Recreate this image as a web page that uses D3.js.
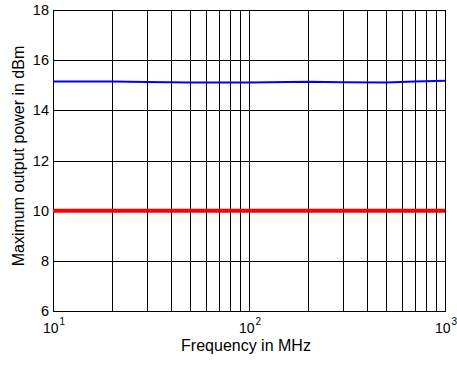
<!DOCTYPE html>
<html lang="en">
<head>
<meta charset="UTF-8">
<title>power</title>
<script src="https://cdn.jsdelivr.net/npm/d3@7"></script>
<style>
  body { margin: 0; background: #fff; }
  text { font-family: "Liberation Sans", Arial, sans-serif; fill: #000; }
</style>
</head>
<body>
<script>
// data
let freq = [10, 20, 30, 50, 100, 200, 300, 500, 700, 1000];
let power = [15.15, 15.15, 15.13, 15.11, 15.11, 15.14, 15.12, 15.11, 15.15, 15.18];
let limit = [10, 10];
let limitFreq = [10, 1000];
let yTicks = [6, 8, 10, 12, 14, 16, 18];
let xTicks = [10, 100, 1000];

let width = 457, height = 365;
let pLeft = 53, pRight = 445, pTop = 10, pBottom = 311;

let svg = d3.select("body").append("svg")
    .attr("width", width)
    .attr("height", height);

let x = d3.scaleLog().domain([10, 1000]).range([pLeft, pRight]);
let y = d3.scaleLinear().domain([6, 18]).range([pBottom, pTop]);

// minor grid positions for log axis
let gridX = [];
for (let d = 10; d < 1000; d *= 10) {
    for (let m = 1; m <= 9; m++) gridX.push(d * m);
}
gridX.push(1000);

let grid = svg.append("g").attr("shape-rendering", "crispEdges");
grid.selectAll("line.gx").data(gridX).enter().append("line")
    .attr("x1", d => Math.round(x(d)) + 0.5).attr("x2", d => Math.round(x(d)) + 0.5)
    .attr("y1", pTop).attr("y2", pBottom)
    .attr("stroke", "#000").attr("stroke-width", 1);
grid.selectAll("line.gy").data(yTicks).enter().append("line")
    .attr("x1", pLeft).attr("x2", pRight)
    .attr("y1", d => Math.round(y(d)) + 0.5).attr("y2", d => Math.round(y(d)) + 0.5)
    .attr("stroke", "#000").attr("stroke-width", 1);

// box
svg.append("rect")
    .attr("x", pLeft + 0.5).attr("y", pTop + 0.5)
    .attr("width", pRight - pLeft).attr("height", pBottom - pTop)
    .attr("fill", "none").attr("stroke", "#000").attr("stroke-width", 1)
    .attr("shape-rendering", "crispEdges");

// y axis labels
let yAxis = d3.axisLeft(y).tickValues(yTicks).tickSize(0).tickPadding(4);
svg.append("g")
    .attr("transform", "translate(" + pLeft + ",0)")
    .call(yAxis)
    .call(g => g.select(".domain").remove())
    .selectAll("text")
    .attr("font-size", "14.5px")
    .attr("font-family", "Liberation Sans, Arial, sans-serif");

// x axis labels, 10^n
let xl = svg.append("g");
xTicks.forEach(function (t) {
    let e = Math.round(Math.log10(t));
    let tx = xl.append("text")
        .attr("x", x(t) + 1)
        .attr("y", pBottom + 22)
        .attr("text-anchor", "middle")
        .attr("font-size", "14px");
    tx.append("tspan").text("10");
    tx.append("tspan").text(e)
        .attr("font-size", "10px")
        .attr("dx", "1")
        .attr("dy", "-8");
});

// lines
let line = d3.line()
    .x(d => x(d[0]))
    .y(d => y(d[1]));

svg.append("path")
    .attr("d", line(limitFreq.map((f, i) => [f, limit[i]])))
    .attr("fill", "none")
    .attr("stroke", "#ff0000")
    .attr("stroke-width", 4);

svg.append("path")
    .attr("d", line(freq.map((f, i) => [f, power[i]])))
    .attr("fill", "none")
    .attr("stroke", "#0000ff")
    .attr("stroke-width", 2);

// axis titles
svg.append("text")
    .text("Frequency in MHz")
    .attr("x", 246)
    .attr("y", 351)
    .attr("text-anchor", "middle")
    .attr("font-size", "16px");

svg.append("text")
    .text("Maximum output power in dBm")
    .attr("transform", "translate(24,156) rotate(-90)")
    .attr("text-anchor", "middle")
    .attr("font-size", "16px");
</script>
</body>
</html>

----------

GIVEN INSTRUCTION: Give an exact copy of the material, leaving out every picture.

WRITTEN SOLUTION:
Recreate this image as a web page that uses D3.js.
<!DOCTYPE html>
<html lang="en">
<head>
<meta charset="UTF-8">
<title>power</title>
<script src="https://cdn.jsdelivr.net/npm/d3@7"></script>
<style>
  body { margin: 0; background: #fff; }
  text { font-family: "Liberation Sans", Arial, sans-serif; fill: #000; }
</style>
</head>
<body>
<script>
// data
let freq = [10, 20, 30, 50, 100, 200, 300, 500, 700, 1000];
let power = [15.15, 15.15, 15.13, 15.11, 15.11, 15.14, 15.12, 15.11, 15.15, 15.18];
let limit = [10, 10];
let limitFreq = [10, 1000];
let yTicks = [6, 8, 10, 12, 14, 16, 18];
let xTicks = [10, 100, 1000];

let width = 457, height = 365;
let pLeft = 53, pRight = 445, pTop = 10, pBottom = 311;

let svg = d3.select("body").append("svg")
    .attr("width", width)
    .attr("height", height);

let x = d3.scaleLog().domain([10, 1000]).range([pLeft, pRight]);
let y = d3.scaleLinear().domain([6, 18]).range([pBottom, pTop]);

// minor grid positions for log axis
let gridX = [];
for (let d = 10; d < 1000; d *= 10) {
    for (let m = 1; m <= 9; m++) gridX.push(d * m);
}
gridX.push(1000);

let grid = svg.append("g").attr("shape-rendering", "crispEdges");
grid.selectAll("line.gx").data(gridX).enter().append("line")
    .attr("x1", d => Math.round(x(d)) + 0.5).attr("x2", d => Math.round(x(d)) + 0.5)
    .attr("y1", pTop).attr("y2", pBottom)
    .attr("stroke", "#000").attr("stroke-width", 1);
grid.selectAll("line.gy").data(yTicks).enter().append("line")
    .attr("x1", pLeft).attr("x2", pRight)
    .attr("y1", d => Math.round(y(d)) + 0.5).attr("y2", d => Math.round(y(d)) + 0.5)
    .attr("stroke", "#000").attr("stroke-width", 1);

// box
svg.append("rect")
    .attr("x", pLeft + 0.5).attr("y", pTop + 0.5)
    .attr("width", pRight - pLeft).attr("height", pBottom - pTop)
    .attr("fill", "none").attr("stroke", "#000").attr("stroke-width", 1)
    .attr("shape-rendering", "crispEdges");

// y axis labels
let yAxis = d3.axisLeft(y).tickValues(yTicks).tickSize(0).tickPadding(4);
svg.append("g")
    .attr("transform", "translate(" + pLeft + ",0)")
    .call(yAxis)
    .call(g => g.select(".domain").remove())
    .selectAll("text")
    .attr("font-size", "14.5px")
    .attr("font-family", "Liberation Sans, Arial, sans-serif");

// x axis labels, 10^n
let xl = svg.append("g");
xTicks.forEach(function (t) {
    let e = Math.round(Math.log10(t));
    let tx = xl.append("text")
        .attr("x", x(t) + 1)
        .attr("y", pBottom + 22)
        .attr("text-anchor", "middle")
        .attr("font-size", "14px");
    tx.append("tspan").text("10");
    tx.append("tspan").text(e)
        .attr("font-size", "10px")
        .attr("dx", "1")
        .attr("dy", "-8");
});

// lines
let line = d3.line()
    .x(d => x(d[0]))
    .y(d => y(d[1]));

svg.append("path")
    .attr("d", line(limitFreq.map((f, i) => [f, limit[i]])))
    .attr("fill", "none")
    .attr("stroke", "#ff0000")
    .attr("stroke-width", 4);

svg.append("path")
    .attr("d", line(freq.map((f, i) => [f, power[i]])))
    .attr("fill", "none")
    .attr("stroke", "#0000ff")
    .attr("stroke-width", 2);

// axis titles
svg.append("text")
    .text("Frequency in MHz")
    .attr("x", 246)
    .attr("y", 351)
    .attr("text-anchor", "middle")
    .attr("font-size", "16px");

svg.append("text")
    .text("Maximum output power in dBm")
    .attr("transform", "translate(24,156) rotate(-90)")
    .attr("text-anchor", "middle")
    .attr("font-size", "16px");
</script>
</body>
</html>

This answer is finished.